Set exercise:
Transcribe the listing exactly, leaving out every picture.

Data:
◆ ◆ ◆

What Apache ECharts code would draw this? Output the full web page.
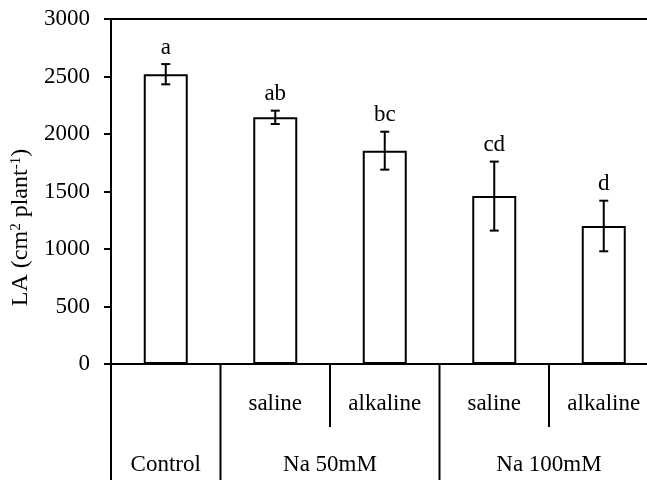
<!DOCTYPE html>
<html>
<head>
<meta charset="utf-8">
<script src="https://cdn.jsdelivr.net/npm/echarts@6/dist/echarts.min.js"></script>
<style>
html,body{margin:0;padding:0;background:#fff;}
#chart{width:647px;height:480px;}
</style>
</head>
<body>
<div id="chart"></div>
<script>
// ---- data ----
const categories = ['Control', 'Na 50mM saline', 'Na 50mM alkaline', 'Na 100mM saline', 'Na 100mM alkaline'];
const subLabels = ['', 'saline', 'alkaline', 'saline', 'alkaline'];
const groupLabels = ['Control', 'Na 50mM', 'Na 100mM'];
const groupOf = [0, 1, 1, 2, 2];
const means = [2520, 2145, 1855, 1460, 1200];
const errors = [88, 58, 165, 300, 220];
const letters = ['a', 'ab', 'bc', 'cd', 'd'];
const yMin = 0, yMax = 3000, yInterval = 500;

const FONT = 'Liberation Serif';
const FS = 23;

const chart = echarts.init(document.getElementById('chart'), null, {renderer: 'canvas'});

function errorItem(params, api) {
  const i = api.value(0);
  const m = api.value(1);
  const e = api.value(2);
  const top = api.coord([i, m + e]);
  const bot = api.coord([i, m - e]);
  const cap = 4.5;
  const st = {stroke: '#000', lineWidth: 2};
  return {
    type: 'group',
    children: [
      {type: 'line', shape: {x1: top[0], y1: top[1], x2: bot[0], y2: bot[1]}, style: st},
      {type: 'line', shape: {x1: top[0] - cap, y1: top[1], x2: top[0] + cap, y2: top[1]}, style: st},
      {type: 'line', shape: {x1: bot[0] - cap, y1: bot[1], x2: bot[0] + cap, y2: bot[1]}, style: st},
      {type: 'text', x: top[0], y: top[1] - 5, style: {
        text: letters[i], fill: '#000', font: FS + 'px "' + FONT + '"',
        align: 'center', verticalAlign: 'bottom'}}
    ]
  };
}

function tableItem(params, api) {
  const i = api.value(0);
  const c = api.coord([i, yMin]);
  const bw = api.size([1, 0])[0];
  const st = {stroke: '#000', lineWidth: 2};
  const x0 = c[0] - bw / 2;
  const isGroupStart = (i === 0) || (groupOf[i] !== groupOf[i - 1]);
  const children = [];
  children.push({type: 'line', shape: {x1: x0, y1: c[1], x2: x0, y2: c[1] + (isGroupStart ? 130 : 63)}, style: st});
  if (subLabels[i]) {
    children.push({type: 'text', x: c[0], y: c[1] + 40, style: {
      text: subLabels[i], fill: '#000', font: FS + 'px "' + FONT + '"', align: 'center', verticalAlign: 'middle'}});
  }
  if (isGroupStart) {
    let last = i;
    while (last + 1 < groupOf.length && groupOf[last + 1] === groupOf[i]) last++;
    const cl = api.coord([last, yMin]);
    children.push({type: 'text', x: (c[0] + cl[0]) / 2, y: c[1] + 101, style: {
      text: groupLabels[groupOf[i]], fill: '#000', font: FS + 'px "' + FONT + '"', align: 'center', verticalAlign: 'middle'}});
  }
  return {type: 'group', children: children};
}

const option = {
  animation: false,
  backgroundColor: '#fff',
  grid: {left: 111, width: 547.5, top: 19, bottom: 116, outerBoundsMode: 'none', containLabel: false,
         show: true, borderColor: '#000', borderWidth: 2, backgroundColor: 'transparent'},
  xAxis: {
    type: 'category',
    data: categories,
    axisLine: {show: true, lineStyle: {color: '#000', width: 2}},
    axisTick: {show: false},
    axisLabel: {show: false},
    splitLine: {show: false}
  },
  yAxis: {
    type: 'value',
    min: yMin, max: yMax, interval: yInterval,
    name: 'LA (cm{sup|2} plant{sup|-1})',
    nameLocation: 'middle',
    nameGap: 78,
    nameRotate: 90,
    nameTextStyle: {
      fontFamily: FONT, fontSize: 24, color: '#000',
      padding: [0, 72, 0, 0],
      rich: {sup: {fontFamily: FONT, fontSize: 15, color: '#000', verticalAlign: 'top', padding: [0, 0, 8, 0]}}
    },
    axisLine: {show: true, lineStyle: {color: '#000', width: 2}},
    axisTick: {show: true, length: 7, lineStyle: {color: '#000', width: 2}},
    axisLabel: {fontFamily: FONT, fontSize: FS, color: '#000', margin: 21, formatter: v => String(v)},
    splitLine: {show: false}
  },
  series: [
    {
      type: 'bar',
      data: means,
      barWidth: 44,
      itemStyle: {color: '#fff', borderColor: '#000', borderWidth: 2},
      z: 2
    },
    {
      type: 'custom',
      data: means.map((m, i) => [i, m, errors[i]]),
      renderItem: errorItem,
      clip: false,
      z: 5
    },
    {
      type: 'custom',
      data: categories.map((c, i) => [i, 0]),
      renderItem: tableItem,
      clip: false,
      z: 5
    }
  ]
};
chart.setOption(option);
</script>
</body>
</html>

◆ ◆ ◆

Correct answer:
What Apache ECharts code would draw this? Output the full web page.
<!DOCTYPE html>
<html>
<head>
<meta charset="utf-8">
<script src="https://cdn.jsdelivr.net/npm/echarts@6/dist/echarts.min.js"></script>
<style>
html,body{margin:0;padding:0;background:#fff;}
#chart{width:647px;height:480px;}
</style>
</head>
<body>
<div id="chart"></div>
<script>
// ---- data ----
const categories = ['Control', 'Na 50mM saline', 'Na 50mM alkaline', 'Na 100mM saline', 'Na 100mM alkaline'];
const subLabels = ['', 'saline', 'alkaline', 'saline', 'alkaline'];
const groupLabels = ['Control', 'Na 50mM', 'Na 100mM'];
const groupOf = [0, 1, 1, 2, 2];
const means = [2520, 2145, 1855, 1460, 1200];
const errors = [88, 58, 165, 300, 220];
const letters = ['a', 'ab', 'bc', 'cd', 'd'];
const yMin = 0, yMax = 3000, yInterval = 500;

const FONT = 'Liberation Serif';
const FS = 23;

const chart = echarts.init(document.getElementById('chart'), null, {renderer: 'canvas'});

function errorItem(params, api) {
  const i = api.value(0);
  const m = api.value(1);
  const e = api.value(2);
  const top = api.coord([i, m + e]);
  const bot = api.coord([i, m - e]);
  const cap = 4.5;
  const st = {stroke: '#000', lineWidth: 2};
  return {
    type: 'group',
    children: [
      {type: 'line', shape: {x1: top[0], y1: top[1], x2: bot[0], y2: bot[1]}, style: st},
      {type: 'line', shape: {x1: top[0] - cap, y1: top[1], x2: top[0] + cap, y2: top[1]}, style: st},
      {type: 'line', shape: {x1: bot[0] - cap, y1: bot[1], x2: bot[0] + cap, y2: bot[1]}, style: st},
      {type: 'text', x: top[0], y: top[1] - 5, style: {
        text: letters[i], fill: '#000', font: FS + 'px "' + FONT + '"',
        align: 'center', verticalAlign: 'bottom'}}
    ]
  };
}

function tableItem(params, api) {
  const i = api.value(0);
  const c = api.coord([i, yMin]);
  const bw = api.size([1, 0])[0];
  const st = {stroke: '#000', lineWidth: 2};
  const x0 = c[0] - bw / 2;
  const isGroupStart = (i === 0) || (groupOf[i] !== groupOf[i - 1]);
  const children = [];
  children.push({type: 'line', shape: {x1: x0, y1: c[1], x2: x0, y2: c[1] + (isGroupStart ? 130 : 63)}, style: st});
  if (subLabels[i]) {
    children.push({type: 'text', x: c[0], y: c[1] + 40, style: {
      text: subLabels[i], fill: '#000', font: FS + 'px "' + FONT + '"', align: 'center', verticalAlign: 'middle'}});
  }
  if (isGroupStart) {
    let last = i;
    while (last + 1 < groupOf.length && groupOf[last + 1] === groupOf[i]) last++;
    const cl = api.coord([last, yMin]);
    children.push({type: 'text', x: (c[0] + cl[0]) / 2, y: c[1] + 101, style: {
      text: groupLabels[groupOf[i]], fill: '#000', font: FS + 'px "' + FONT + '"', align: 'center', verticalAlign: 'middle'}});
  }
  return {type: 'group', children: children};
}

const option = {
  animation: false,
  backgroundColor: '#fff',
  grid: {left: 111, width: 547.5, top: 19, bottom: 116, outerBoundsMode: 'none', containLabel: false,
         show: true, borderColor: '#000', borderWidth: 2, backgroundColor: 'transparent'},
  xAxis: {
    type: 'category',
    data: categories,
    axisLine: {show: true, lineStyle: {color: '#000', width: 2}},
    axisTick: {show: false},
    axisLabel: {show: false},
    splitLine: {show: false}
  },
  yAxis: {
    type: 'value',
    min: yMin, max: yMax, interval: yInterval,
    name: 'LA (cm{sup|2} plant{sup|-1})',
    nameLocation: 'middle',
    nameGap: 78,
    nameRotate: 90,
    nameTextStyle: {
      fontFamily: FONT, fontSize: 24, color: '#000',
      padding: [0, 72, 0, 0],
      rich: {sup: {fontFamily: FONT, fontSize: 15, color: '#000', verticalAlign: 'top', padding: [0, 0, 8, 0]}}
    },
    axisLine: {show: true, lineStyle: {color: '#000', width: 2}},
    axisTick: {show: true, length: 7, lineStyle: {color: '#000', width: 2}},
    axisLabel: {fontFamily: FONT, fontSize: FS, color: '#000', margin: 21, formatter: v => String(v)},
    splitLine: {show: false}
  },
  series: [
    {
      type: 'bar',
      data: means,
      barWidth: 44,
      itemStyle: {color: '#fff', borderColor: '#000', borderWidth: 2},
      z: 2
    },
    {
      type: 'custom',
      data: means.map((m, i) => [i, m, errors[i]]),
      renderItem: errorItem,
      clip: false,
      z: 5
    },
    {
      type: 'custom',
      data: categories.map((c, i) => [i, 0]),
      renderItem: tableItem,
      clip: false,
      z: 5
    }
  ]
};
chart.setOption(option);
</script>
</body>
</html>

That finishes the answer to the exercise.